We need to get to the point where the default covers the vast majority of cases. It's no longer the 70s where software was expensive and employing lawyers to draft licenses was a small proportion of the cost.
Really, these sorts of "gun to the head" agreements should simply be made unenforceable. No, you can't actually get people to "agree" to handing over a spare kidney to you by slipping that requirement into paragraph 2,532 on page 845 of a 9,000 page document, and companies shouldn't be able to slip other onerous language in there either. The simplest solution is for courts to require actually-informed consent when asked to enforce a contract, and refuse to enforce "click-through" contracts, because those contracts do not involve informed consent.
Because a contract without informed consent isn't really a contract. And, no, presenting a 10,000 paragraphs document of legalese to a consumer isn't "informed" consent.
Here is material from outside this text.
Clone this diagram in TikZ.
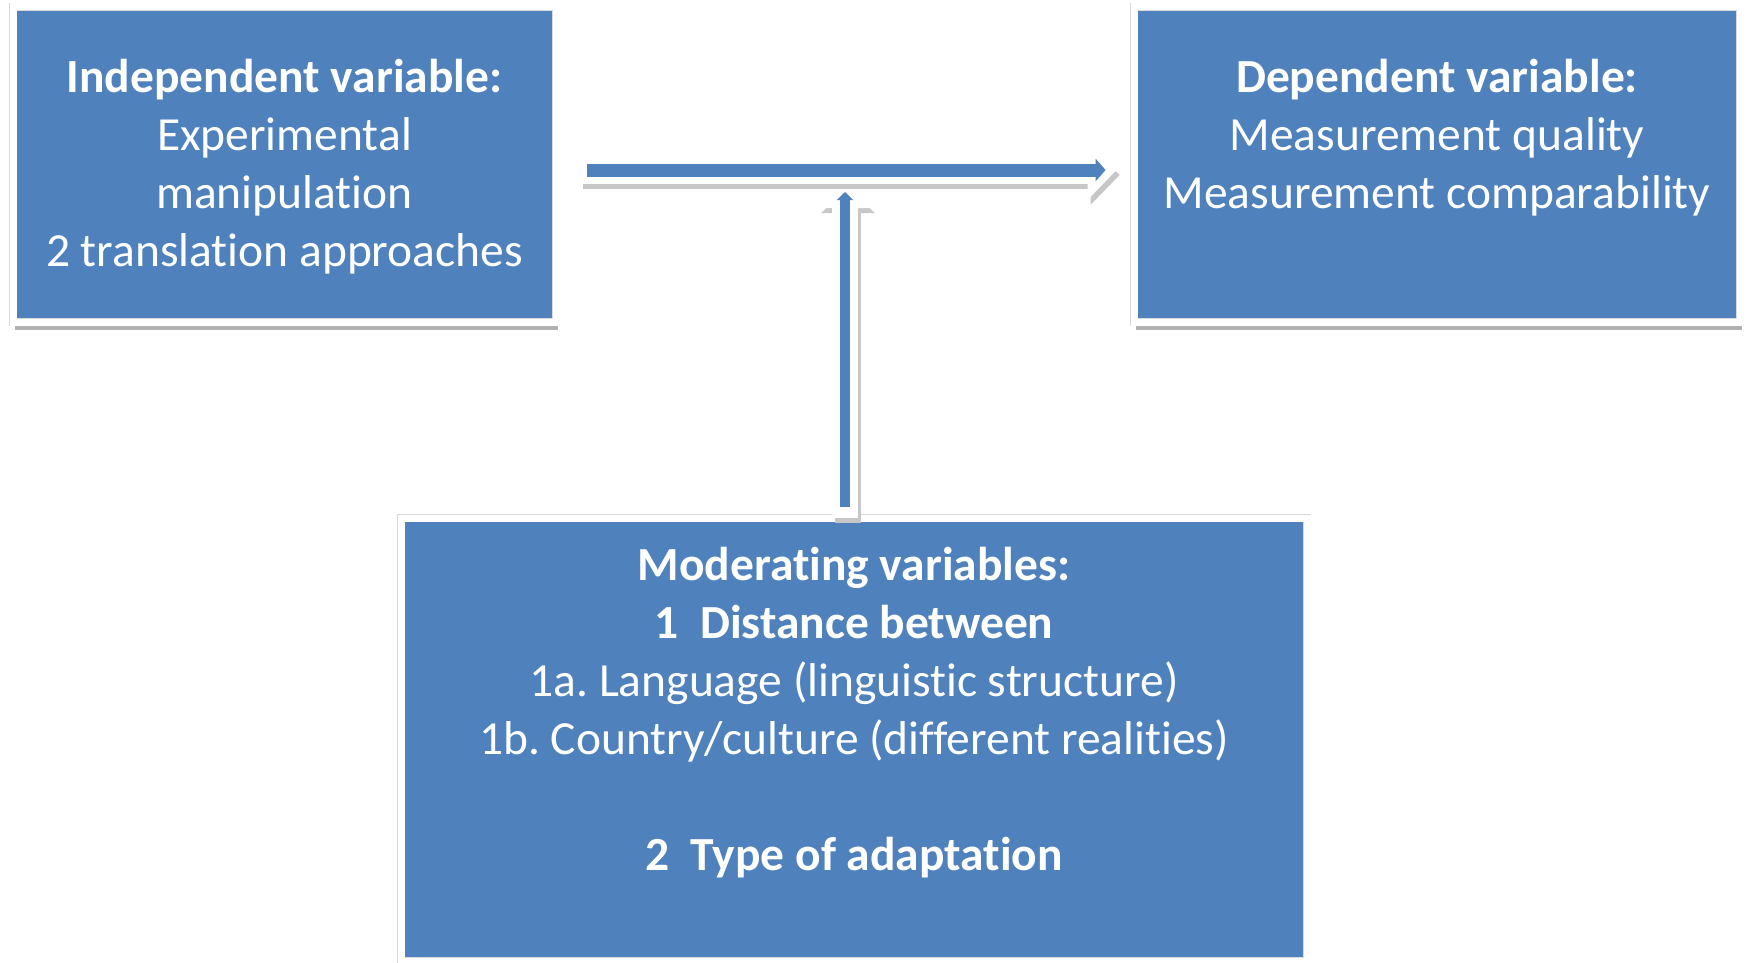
\documentclass[tikz,border=0pt]{standalone}
\usepackage{fontspec}
\setmainfont{Carlito}[Ligatures=NoCommon]
\usetikzlibrary{arrows.meta,shadows}
\definecolor{boxblue}{RGB}{79,129,189}
\newcommand{\lnstrut}{\rule[-14.5pt]{0pt}{58pt}}
\frenchspacing
\begin{document}
\begin{tikzpicture}[x=1pt, y=-1pt,
    varbox/.style={draw=black!15, double=white, double distance=7pt, line width=0.8pt,
      fill=boxblue, text=white, align=center, inner sep=0pt,
      font=\fontsize{47.5}{58}\selectfont,
      drop shadow={shadow xshift=2pt, shadow yshift=-8pt, fill=black!30, opacity=1}},
    whitearrow/.style n args={3}{draw=white, line width=#1, -{Triangle[width=#2, length=#3]}},
    bluearrow/.style n args={3}{draw=boxblue, line width=#1, -{Triangle[width=#2, length=#3]}},
    arrshadow/.style={draw=black!22, transform canvas={shift={(3pt,-5pt)}}}]
  \useasboundingbox (0,0) rectangle (1748,963);

  % Boxes
  \node[varbox, minimum width=543pt, minimum height=315pt] (indep) at (284.5,164.5)
    {\lnstrut\textbf{Independent variable:}\\Experimental\\manipulation\\2 translation approaches\lnstrut};
  \node[varbox, minimum width=606pt, minimum height=315pt] (dep) at (1437,164.5)
    {\lnstrut\textbf{Dependent variable:}\\Measurement quality\\Measurement comparability\\\lnstrut};
  \node[varbox, minimum width=906pt, minimum height=443pt] (mod) at (854,739.5)
    {\lnstrut\textbf{Moderating variables:}\\\textbf{1~~Distance between}\\1a. Language (linguistic structure)\\
     1b. Country/culture (different realities)\\\lnstrut\\\textbf{2~~Type of adaptation}\\\lnstrut};

  % Arrows
  \coordinate (hs) at ([xshift=24pt, yshift=-5.5pt]indep.east);
  \coordinate (he) at ([xshift=-17pt, yshift=-5.5pt]dep.west);
  \coordinate (vs) at ([xshift=-9pt]mod.north);
  \path (vs |- hs) ++(0,13) coordinate (vt);

  \draw[whitearrow={26pt}{52pt}{25pt}, arrshadow] (vs) -- (vt);
  \draw[whitearrow={26pt}{52pt}{25pt}] (vs) -- (vt);
  \draw[bluearrow={10pt}{16pt}{8pt}] ([yshift=11pt]vs) -- ([yshift=-9pt]vt);

  \draw[whitearrow={28pt}{58pt}{29pt}, arrshadow] (hs) -- (he);
  \draw[whitearrow={28pt}{58pt}{29pt}] (hs) -- (he);
  \draw[bluearrow={13pt}{22pt}{10pt}] ([xshift=7pt]hs) -- ([xshift=-11pt]he);
\end{tikzpicture}
\end{document}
Those agreements are written so as to confound understanding by anyone BUT a lawyer, and even then, lawyers will often haggle over the meaning of phrases based on the positions of punctuation. By definition, then, there can be no informed consent.
Who did what now?
If you have to sign a contract after you buy a product, then you have the right to return that product. It may not mean much for downloaded software, but returning a product means a lot to hardware distributors, like cell phones themselves and computers and gaming machines. I returned multiple laptops because the Microsoft license was too long and I disagreed with the "Kill switch" option they put in their among other things. I have returned an XBOX because they only let you read 4 or 5 lines of the agreement at a time and it took me about 10 minutes to scroll down through it at full speed (not the speed at which I could read it). So I returned it. The store doesn't like it, but it certainly isn't my fault. So buy products and return them. I expect if more people did this, the contracts would become more reasonable to understand.